Some records:
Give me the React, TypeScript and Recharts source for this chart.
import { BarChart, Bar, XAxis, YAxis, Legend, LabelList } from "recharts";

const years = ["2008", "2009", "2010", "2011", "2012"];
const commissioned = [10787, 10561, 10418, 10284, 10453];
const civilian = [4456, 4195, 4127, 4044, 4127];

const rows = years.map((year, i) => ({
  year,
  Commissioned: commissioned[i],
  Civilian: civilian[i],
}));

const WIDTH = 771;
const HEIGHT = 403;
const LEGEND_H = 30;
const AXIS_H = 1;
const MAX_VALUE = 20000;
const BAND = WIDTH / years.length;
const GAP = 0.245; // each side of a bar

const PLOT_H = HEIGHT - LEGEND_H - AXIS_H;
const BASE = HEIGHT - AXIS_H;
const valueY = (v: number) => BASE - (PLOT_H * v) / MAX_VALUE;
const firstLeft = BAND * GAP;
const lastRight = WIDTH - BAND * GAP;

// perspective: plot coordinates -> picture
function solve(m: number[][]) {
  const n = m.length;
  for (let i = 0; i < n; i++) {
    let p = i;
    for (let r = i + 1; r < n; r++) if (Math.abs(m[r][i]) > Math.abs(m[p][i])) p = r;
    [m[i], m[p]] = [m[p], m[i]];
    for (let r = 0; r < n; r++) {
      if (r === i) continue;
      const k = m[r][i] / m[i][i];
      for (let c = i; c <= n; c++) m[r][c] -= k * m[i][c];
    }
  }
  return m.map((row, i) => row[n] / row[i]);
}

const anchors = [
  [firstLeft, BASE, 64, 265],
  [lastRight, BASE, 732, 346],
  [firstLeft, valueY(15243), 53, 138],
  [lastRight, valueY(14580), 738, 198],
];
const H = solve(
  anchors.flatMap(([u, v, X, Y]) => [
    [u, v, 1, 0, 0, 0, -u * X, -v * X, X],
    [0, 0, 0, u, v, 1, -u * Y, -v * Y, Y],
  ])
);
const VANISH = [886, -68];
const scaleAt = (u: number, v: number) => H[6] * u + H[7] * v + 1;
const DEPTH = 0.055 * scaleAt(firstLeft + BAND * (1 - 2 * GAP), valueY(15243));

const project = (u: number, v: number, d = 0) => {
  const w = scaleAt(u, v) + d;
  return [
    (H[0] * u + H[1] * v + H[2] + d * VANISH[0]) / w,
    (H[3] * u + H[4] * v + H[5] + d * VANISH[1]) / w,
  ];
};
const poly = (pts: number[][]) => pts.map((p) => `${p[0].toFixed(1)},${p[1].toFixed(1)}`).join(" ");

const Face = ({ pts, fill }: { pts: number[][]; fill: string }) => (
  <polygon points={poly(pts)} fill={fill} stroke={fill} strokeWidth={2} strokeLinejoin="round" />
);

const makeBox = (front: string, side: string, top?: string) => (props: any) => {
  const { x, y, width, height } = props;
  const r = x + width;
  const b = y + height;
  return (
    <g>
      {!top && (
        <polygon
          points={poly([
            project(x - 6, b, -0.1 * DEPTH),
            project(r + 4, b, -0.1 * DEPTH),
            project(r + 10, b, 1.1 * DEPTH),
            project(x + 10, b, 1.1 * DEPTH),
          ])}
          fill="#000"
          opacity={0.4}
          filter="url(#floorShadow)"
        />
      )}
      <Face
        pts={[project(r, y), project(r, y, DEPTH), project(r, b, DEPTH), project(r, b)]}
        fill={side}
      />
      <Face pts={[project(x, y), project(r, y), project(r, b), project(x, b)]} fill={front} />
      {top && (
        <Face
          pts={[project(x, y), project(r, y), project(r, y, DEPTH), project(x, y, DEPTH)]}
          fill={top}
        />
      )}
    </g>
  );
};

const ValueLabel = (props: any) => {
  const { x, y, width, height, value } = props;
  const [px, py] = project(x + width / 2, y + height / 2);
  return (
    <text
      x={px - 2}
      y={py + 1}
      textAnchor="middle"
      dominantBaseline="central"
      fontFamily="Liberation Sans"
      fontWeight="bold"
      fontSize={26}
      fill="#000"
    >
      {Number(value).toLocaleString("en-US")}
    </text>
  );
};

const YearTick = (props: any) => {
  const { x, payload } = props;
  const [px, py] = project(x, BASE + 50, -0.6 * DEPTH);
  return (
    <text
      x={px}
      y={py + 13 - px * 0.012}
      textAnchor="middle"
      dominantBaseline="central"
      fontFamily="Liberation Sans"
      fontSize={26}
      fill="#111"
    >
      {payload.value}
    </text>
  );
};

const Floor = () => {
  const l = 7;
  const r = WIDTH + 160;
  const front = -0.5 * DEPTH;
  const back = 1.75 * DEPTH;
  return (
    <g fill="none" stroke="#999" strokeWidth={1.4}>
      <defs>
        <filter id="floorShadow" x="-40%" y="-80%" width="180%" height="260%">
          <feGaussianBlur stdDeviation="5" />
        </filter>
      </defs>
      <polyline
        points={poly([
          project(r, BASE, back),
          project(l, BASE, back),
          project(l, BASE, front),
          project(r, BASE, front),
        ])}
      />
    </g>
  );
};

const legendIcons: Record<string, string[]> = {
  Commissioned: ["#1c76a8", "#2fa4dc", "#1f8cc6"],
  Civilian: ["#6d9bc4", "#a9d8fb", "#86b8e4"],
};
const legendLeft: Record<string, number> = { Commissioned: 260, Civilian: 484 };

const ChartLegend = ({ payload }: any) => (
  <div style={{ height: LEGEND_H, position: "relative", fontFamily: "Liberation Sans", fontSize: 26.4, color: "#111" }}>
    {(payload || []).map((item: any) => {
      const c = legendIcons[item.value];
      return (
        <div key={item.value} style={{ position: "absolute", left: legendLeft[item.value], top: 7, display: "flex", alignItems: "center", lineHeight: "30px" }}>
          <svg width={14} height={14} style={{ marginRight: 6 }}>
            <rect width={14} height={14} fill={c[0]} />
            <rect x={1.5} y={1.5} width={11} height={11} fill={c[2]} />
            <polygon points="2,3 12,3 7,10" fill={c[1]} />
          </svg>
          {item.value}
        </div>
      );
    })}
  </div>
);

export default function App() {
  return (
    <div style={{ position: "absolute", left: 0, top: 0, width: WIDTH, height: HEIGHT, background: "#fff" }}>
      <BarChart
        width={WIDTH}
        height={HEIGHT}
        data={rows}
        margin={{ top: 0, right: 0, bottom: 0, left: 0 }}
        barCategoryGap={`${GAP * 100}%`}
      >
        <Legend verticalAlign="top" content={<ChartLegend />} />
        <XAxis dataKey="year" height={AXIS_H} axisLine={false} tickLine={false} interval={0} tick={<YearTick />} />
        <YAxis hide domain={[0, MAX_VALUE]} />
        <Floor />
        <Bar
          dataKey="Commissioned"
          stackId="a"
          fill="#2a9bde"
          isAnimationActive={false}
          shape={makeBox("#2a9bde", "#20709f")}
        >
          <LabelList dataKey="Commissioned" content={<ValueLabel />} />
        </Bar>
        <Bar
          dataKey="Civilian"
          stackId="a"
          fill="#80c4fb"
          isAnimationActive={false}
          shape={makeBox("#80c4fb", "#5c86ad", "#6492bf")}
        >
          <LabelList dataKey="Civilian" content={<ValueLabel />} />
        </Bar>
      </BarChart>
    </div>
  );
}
* * *
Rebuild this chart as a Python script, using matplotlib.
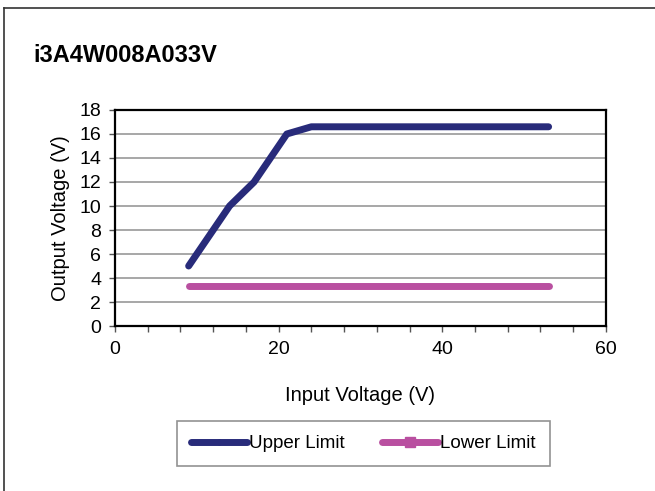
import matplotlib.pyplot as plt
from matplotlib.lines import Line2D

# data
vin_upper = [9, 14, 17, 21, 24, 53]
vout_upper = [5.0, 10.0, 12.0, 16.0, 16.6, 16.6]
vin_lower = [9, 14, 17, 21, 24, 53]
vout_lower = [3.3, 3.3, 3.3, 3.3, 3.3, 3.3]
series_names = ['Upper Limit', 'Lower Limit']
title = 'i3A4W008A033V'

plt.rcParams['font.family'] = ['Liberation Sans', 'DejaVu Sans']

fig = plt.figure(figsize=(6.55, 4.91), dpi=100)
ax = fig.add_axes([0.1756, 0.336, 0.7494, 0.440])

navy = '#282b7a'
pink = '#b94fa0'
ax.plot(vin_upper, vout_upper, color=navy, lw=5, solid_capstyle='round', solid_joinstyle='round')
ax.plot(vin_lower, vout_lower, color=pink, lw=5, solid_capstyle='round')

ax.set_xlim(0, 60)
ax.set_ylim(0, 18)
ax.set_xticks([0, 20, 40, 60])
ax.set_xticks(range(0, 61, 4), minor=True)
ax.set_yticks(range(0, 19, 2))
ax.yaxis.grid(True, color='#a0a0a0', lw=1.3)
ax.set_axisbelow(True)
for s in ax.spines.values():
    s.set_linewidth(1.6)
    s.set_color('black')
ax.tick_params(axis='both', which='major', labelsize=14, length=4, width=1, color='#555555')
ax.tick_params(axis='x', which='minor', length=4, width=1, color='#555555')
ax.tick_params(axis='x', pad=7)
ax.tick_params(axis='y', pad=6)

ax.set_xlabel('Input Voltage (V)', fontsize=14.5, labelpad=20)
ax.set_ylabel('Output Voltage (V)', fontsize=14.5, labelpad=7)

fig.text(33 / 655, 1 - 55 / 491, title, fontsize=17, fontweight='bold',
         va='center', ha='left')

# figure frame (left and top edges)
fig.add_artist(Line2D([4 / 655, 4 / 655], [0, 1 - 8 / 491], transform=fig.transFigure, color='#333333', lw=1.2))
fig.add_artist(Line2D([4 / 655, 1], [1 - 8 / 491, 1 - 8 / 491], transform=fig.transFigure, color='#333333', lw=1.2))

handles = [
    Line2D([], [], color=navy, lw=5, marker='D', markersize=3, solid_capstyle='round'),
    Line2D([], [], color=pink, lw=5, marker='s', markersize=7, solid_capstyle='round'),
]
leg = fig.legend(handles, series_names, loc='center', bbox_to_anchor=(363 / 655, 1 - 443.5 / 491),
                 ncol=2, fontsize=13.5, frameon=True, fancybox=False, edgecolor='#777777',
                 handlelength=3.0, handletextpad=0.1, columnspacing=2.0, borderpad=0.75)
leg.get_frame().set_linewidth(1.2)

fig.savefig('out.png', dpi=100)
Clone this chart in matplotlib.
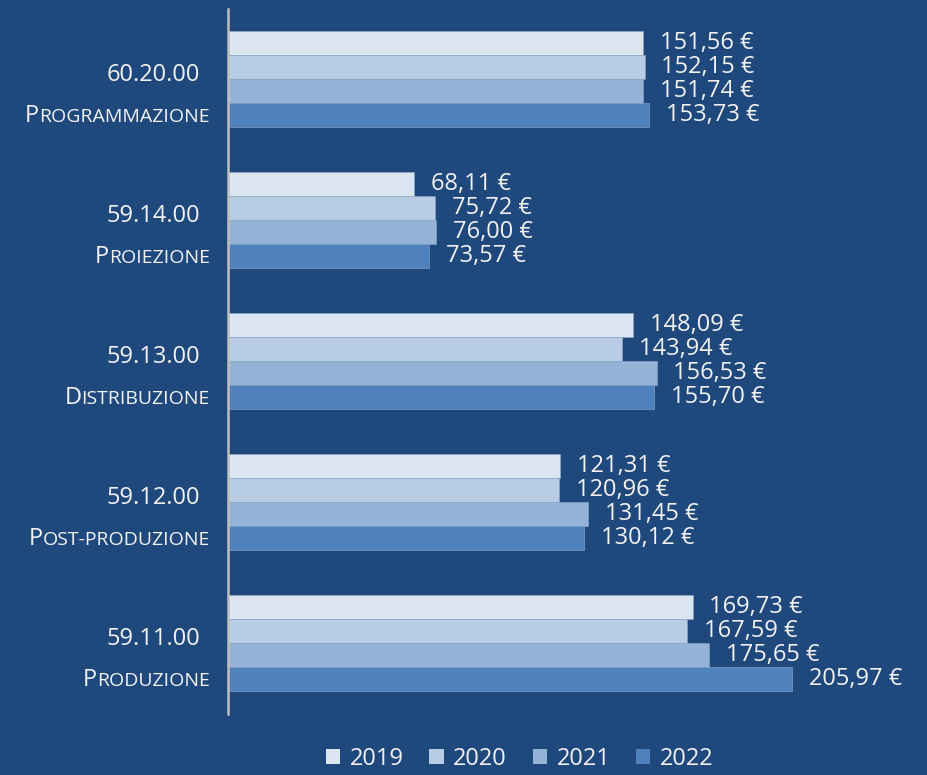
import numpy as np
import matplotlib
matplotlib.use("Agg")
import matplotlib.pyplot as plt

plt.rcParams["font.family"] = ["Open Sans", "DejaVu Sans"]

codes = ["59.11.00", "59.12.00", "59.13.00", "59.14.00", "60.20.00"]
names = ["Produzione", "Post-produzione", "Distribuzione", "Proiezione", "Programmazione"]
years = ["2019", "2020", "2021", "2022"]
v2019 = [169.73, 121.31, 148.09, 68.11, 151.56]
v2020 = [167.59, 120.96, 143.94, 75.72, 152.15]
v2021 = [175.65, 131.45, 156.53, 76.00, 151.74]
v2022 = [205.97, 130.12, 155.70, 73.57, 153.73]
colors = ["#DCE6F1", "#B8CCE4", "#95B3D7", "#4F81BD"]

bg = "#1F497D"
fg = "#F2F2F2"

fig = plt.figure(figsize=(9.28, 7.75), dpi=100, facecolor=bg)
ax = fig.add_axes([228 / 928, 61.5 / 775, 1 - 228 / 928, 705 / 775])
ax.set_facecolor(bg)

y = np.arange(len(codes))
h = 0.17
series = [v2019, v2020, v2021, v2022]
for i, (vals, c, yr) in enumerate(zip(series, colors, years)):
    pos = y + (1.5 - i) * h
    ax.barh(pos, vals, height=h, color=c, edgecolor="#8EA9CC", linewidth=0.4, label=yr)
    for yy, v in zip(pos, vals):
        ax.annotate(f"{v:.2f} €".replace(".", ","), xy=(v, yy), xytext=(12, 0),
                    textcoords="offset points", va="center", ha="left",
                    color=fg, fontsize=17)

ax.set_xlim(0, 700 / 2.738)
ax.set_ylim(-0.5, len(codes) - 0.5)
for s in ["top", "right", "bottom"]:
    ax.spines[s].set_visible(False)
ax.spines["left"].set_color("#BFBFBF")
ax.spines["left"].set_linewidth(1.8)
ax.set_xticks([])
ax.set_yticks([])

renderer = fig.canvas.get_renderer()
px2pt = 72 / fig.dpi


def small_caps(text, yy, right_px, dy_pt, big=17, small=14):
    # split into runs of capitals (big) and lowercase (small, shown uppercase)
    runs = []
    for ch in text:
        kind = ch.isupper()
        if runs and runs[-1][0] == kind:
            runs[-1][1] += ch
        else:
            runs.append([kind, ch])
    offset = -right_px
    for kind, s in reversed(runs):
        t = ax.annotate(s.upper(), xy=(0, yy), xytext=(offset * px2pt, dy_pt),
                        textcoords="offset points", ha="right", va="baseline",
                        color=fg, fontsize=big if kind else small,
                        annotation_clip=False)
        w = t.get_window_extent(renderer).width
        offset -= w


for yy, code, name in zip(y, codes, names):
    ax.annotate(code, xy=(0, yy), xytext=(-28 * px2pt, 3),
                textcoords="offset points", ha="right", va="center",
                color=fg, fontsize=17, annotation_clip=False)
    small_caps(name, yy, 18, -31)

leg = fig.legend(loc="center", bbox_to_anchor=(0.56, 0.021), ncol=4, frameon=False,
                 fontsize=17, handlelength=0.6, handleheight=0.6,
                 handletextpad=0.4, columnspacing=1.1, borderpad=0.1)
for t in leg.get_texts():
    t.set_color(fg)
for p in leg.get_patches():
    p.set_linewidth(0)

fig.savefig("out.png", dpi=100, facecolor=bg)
==
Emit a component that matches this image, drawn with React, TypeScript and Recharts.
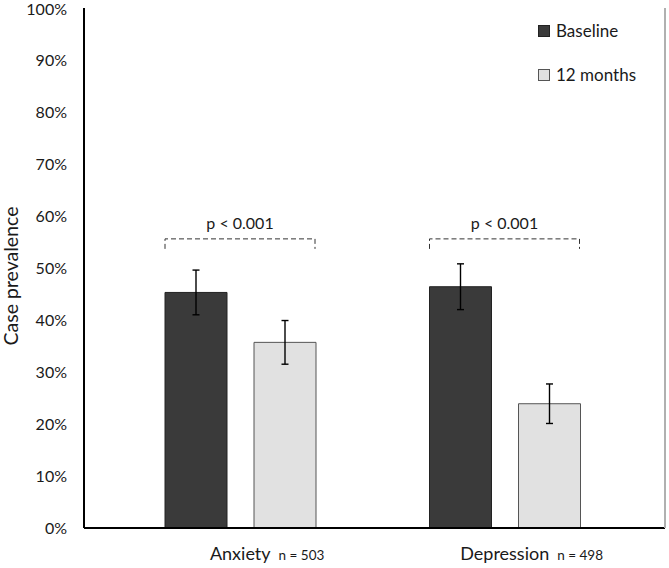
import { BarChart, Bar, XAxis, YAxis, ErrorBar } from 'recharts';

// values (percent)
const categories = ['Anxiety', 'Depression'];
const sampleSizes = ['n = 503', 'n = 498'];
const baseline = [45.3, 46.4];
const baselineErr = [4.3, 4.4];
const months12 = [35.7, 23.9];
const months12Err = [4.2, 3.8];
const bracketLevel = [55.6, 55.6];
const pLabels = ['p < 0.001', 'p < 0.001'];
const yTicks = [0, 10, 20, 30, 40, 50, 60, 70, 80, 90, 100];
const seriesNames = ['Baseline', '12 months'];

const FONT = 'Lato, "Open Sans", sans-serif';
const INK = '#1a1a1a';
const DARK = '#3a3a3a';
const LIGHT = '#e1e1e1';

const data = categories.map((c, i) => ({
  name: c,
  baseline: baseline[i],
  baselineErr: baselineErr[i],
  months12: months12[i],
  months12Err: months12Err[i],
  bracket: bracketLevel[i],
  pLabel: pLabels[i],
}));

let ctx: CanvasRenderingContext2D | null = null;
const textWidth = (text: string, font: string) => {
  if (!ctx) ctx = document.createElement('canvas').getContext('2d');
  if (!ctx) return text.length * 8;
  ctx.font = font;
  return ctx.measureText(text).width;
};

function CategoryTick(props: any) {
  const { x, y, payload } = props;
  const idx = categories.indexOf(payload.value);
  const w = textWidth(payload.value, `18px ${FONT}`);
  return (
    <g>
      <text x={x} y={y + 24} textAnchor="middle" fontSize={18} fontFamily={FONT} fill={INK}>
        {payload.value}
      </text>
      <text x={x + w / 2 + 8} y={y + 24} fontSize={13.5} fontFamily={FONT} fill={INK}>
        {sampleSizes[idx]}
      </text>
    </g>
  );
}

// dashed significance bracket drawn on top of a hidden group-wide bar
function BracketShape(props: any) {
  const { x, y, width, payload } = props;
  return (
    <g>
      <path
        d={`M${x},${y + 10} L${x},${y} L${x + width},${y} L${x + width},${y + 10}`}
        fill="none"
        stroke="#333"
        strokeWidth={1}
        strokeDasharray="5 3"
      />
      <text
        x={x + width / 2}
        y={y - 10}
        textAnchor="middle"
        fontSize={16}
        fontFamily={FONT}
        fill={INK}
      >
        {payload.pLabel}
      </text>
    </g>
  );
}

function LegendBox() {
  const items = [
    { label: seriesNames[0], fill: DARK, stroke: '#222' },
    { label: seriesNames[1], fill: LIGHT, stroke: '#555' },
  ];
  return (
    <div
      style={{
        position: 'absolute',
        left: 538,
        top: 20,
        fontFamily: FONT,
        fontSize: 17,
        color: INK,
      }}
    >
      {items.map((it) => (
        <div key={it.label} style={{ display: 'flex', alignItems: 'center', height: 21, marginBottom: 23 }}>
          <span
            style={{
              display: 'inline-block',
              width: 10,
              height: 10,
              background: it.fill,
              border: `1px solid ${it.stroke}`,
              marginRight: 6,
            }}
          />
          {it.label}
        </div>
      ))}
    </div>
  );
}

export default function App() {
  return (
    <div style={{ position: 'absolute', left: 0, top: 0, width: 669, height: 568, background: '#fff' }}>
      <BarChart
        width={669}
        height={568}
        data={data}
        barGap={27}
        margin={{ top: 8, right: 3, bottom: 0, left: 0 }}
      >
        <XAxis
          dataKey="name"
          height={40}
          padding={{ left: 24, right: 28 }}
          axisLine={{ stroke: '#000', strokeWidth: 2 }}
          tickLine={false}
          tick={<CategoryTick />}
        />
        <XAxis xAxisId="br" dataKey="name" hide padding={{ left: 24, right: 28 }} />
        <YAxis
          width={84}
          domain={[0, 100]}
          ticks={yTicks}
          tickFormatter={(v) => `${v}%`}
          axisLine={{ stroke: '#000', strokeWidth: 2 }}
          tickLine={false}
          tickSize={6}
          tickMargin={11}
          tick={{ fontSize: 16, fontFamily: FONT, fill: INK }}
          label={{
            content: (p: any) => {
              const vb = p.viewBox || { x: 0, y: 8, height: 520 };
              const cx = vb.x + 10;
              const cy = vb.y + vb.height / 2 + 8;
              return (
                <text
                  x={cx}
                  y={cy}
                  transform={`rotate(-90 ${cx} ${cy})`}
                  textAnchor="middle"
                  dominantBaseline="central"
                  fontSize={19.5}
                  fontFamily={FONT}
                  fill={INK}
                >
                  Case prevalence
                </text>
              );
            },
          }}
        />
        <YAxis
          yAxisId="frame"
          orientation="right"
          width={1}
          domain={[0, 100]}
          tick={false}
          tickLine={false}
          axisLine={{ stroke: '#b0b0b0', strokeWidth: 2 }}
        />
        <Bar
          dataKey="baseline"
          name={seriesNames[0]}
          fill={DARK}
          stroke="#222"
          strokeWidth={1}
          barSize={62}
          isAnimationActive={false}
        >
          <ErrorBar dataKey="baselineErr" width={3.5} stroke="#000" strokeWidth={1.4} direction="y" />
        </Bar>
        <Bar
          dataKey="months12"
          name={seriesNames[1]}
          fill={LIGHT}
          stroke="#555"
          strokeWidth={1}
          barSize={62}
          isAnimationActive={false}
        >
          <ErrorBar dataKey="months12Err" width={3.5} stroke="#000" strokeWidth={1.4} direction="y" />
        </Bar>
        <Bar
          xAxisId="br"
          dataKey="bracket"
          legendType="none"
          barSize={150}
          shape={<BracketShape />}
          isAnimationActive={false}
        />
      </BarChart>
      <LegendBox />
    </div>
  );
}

# Request
Start at the line that contains "Rebuild this chart", stop at the line that contains "fig.add_artist(Line2D([4 / 655, 1], [1", and reproduce each line in that stretch exactly. Pictures are excluded.

# Written answer
Rebuild this chart as a Python script, using matplotlib.
import matplotlib.pyplot as plt
from matplotlib.lines import Line2D

# data
vin_upper = [9, 14, 17, 21, 24, 53]
vout_upper = [5.0, 10.0, 12.0, 16.0, 16.6, 16.6]
vin_lower = [9, 14, 17, 21, 24, 53]
vout_lower = [3.3, 3.3, 3.3, 3.3, 3.3, 3.3]
series_names = ['Upper Limit', 'Lower Limit']
title = 'i3A4W008A033V'

plt.rcParams['font.family'] = ['Liberation Sans', 'DejaVu Sans']

fig = plt.figure(figsize=(6.55, 4.91), dpi=100)
ax = fig.add_axes([0.1756, 0.336, 0.7494, 0.440])

navy = '#282b7a'
pink = '#b94fa0'
ax.plot(vin_upper, vout_upper, color=navy, lw=5, solid_capstyle='round', solid_joinstyle='round')
ax.plot(vin_lower, vout_lower, color=pink, lw=5, solid_capstyle='round')

ax.set_xlim(0, 60)
ax.set_ylim(0, 18)
ax.set_xticks([0, 20, 40, 60])
ax.set_xticks(range(0, 61, 4), minor=True)
ax.set_yticks(range(0, 19, 2))
ax.yaxis.grid(True, color='#a0a0a0', lw=1.3)
ax.set_axisbelow(True)
for s in ax.spines.values():
    s.set_linewidth(1.6)
    s.set_color('black')
ax.tick_params(axis='both', which='major', labelsize=14, length=4, width=1, color='#555555')
ax.tick_params(axis='x', which='minor', length=4, width=1, color='#555555')
ax.tick_params(axis='x', pad=7)
ax.tick_params(axis='y', pad=6)

ax.set_xlabel('Input Voltage (V)', fontsize=14.5, labelpad=20)
ax.set_ylabel('Output Voltage (V)', fontsize=14.5, labelpad=7)

fig.text(33 / 655, 1 - 55 / 491, title, fontsize=17, fontweight='bold',
         va='center', ha='left')

# figure frame (left and top edges)
fig.add_artist(Line2D([4 / 655, 4 / 655], [0, 1 - 8 / 491], transform=fig.transFigure, color='#333333', lw=1.2))
fig.add_artist(Line2D([4 / 655, 1], [1 - 8 / 491, 1 - 8 / 491], transform=fig.transFigure, color='#333333', lw=1.2))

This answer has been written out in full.